Currently Reading: How The World Was One: Beyond The Global Village, Arthur C Clarke.

(no subject)

Date: 2008-11-22 12:01 pm (UTC)
moxie_man: (Default)
From: [personal profile] moxie_man
they can leap an eighth of a mile into the air.

I'm sure the National Basketball Association is bummed with the destruction of Krypton, the lost talent they could have recruited. Imagine how basketball courts would have to be modified to accommodate the Kryptonian Basketball League. :)

(no subject)

Date: 2008-11-23 05:24 am (UTC)
From: [identity profile] austin-dern.livejournal.com

It'd be a challenge, actually, to have a playing field big enough for the Kryptonians and small enough that people can witness it ... I mean, leaping an eighth of a mile is fun, but who's going to buy season tickets when they need binoculars even from courtside? ... Of course, if the audience has super-vision too then it's a different thing.

(no subject)

Date: 2008-11-22 05:29 pm (UTC)
From: [identity profile] patchoblack.livejournal.com
Well, in the original origin story, Superman was far less powerful than the later Silver Age and Modern Age versions.
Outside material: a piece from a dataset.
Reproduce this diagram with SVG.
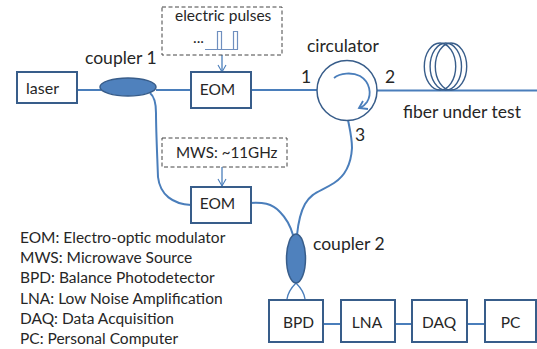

In addition to not flying but rather leaping long distances, he wasn't truly invulnerably, but his skin could not be penetrated by anything less than a bursting shell (in other words, heavy artillery, and instead of being faster than speeding bullet, he could merely outrun an express train.

(no subject)

Date: 2008-11-23 05:30 am (UTC)
From: [identity profile] austin-dern.livejournal.com

Well, yeah. This is the radio serial, so it's about original as you could possibly get. (http://www.archive.org/details/superman_otr) The leaping is just what Jor-El mentioned to his wife in comparing differences between Kryptonians and Earthlings; they could go just about as far as they wanted in a single step.

(no subject)

Date: 2008-11-25 03:44 am (UTC)
From: [identity profile] chefmongoose.livejournal.com
Lara Lor-Van probably wasn't that much for planetology, is all. Especially as regards the hidden Earth.

(no subject)

Date: 2008-11-25 04:31 am (UTC)
From: [identity profile] austin-dern.livejournal.com

Yeah, but not being able to identify the other life-bearing planet in the Solar System? has she got any interest in the world she lives in? (I know, I know, she was a supporting female role in a comic book; she's lucky she died mercifully swiftly and without being specifically targeted.)

(no subject)

Date: 2008-11-26 10:47 am (UTC)
From: [identity profile] chefmongoose.livejournal.com
Supporting female character in a 40's comic book, no less.

(no subject)

Date: 2008-11-27 05:10 am (UTC)
From: [identity profile] austin-dern.livejournal.com

Yeah, but at least there she was subject more to casual humiliation than to ending up in a refrigerator. You can't say the destruction of Krypton was particularly aimed at her, except in the Imaginary Stories where it turns out it was.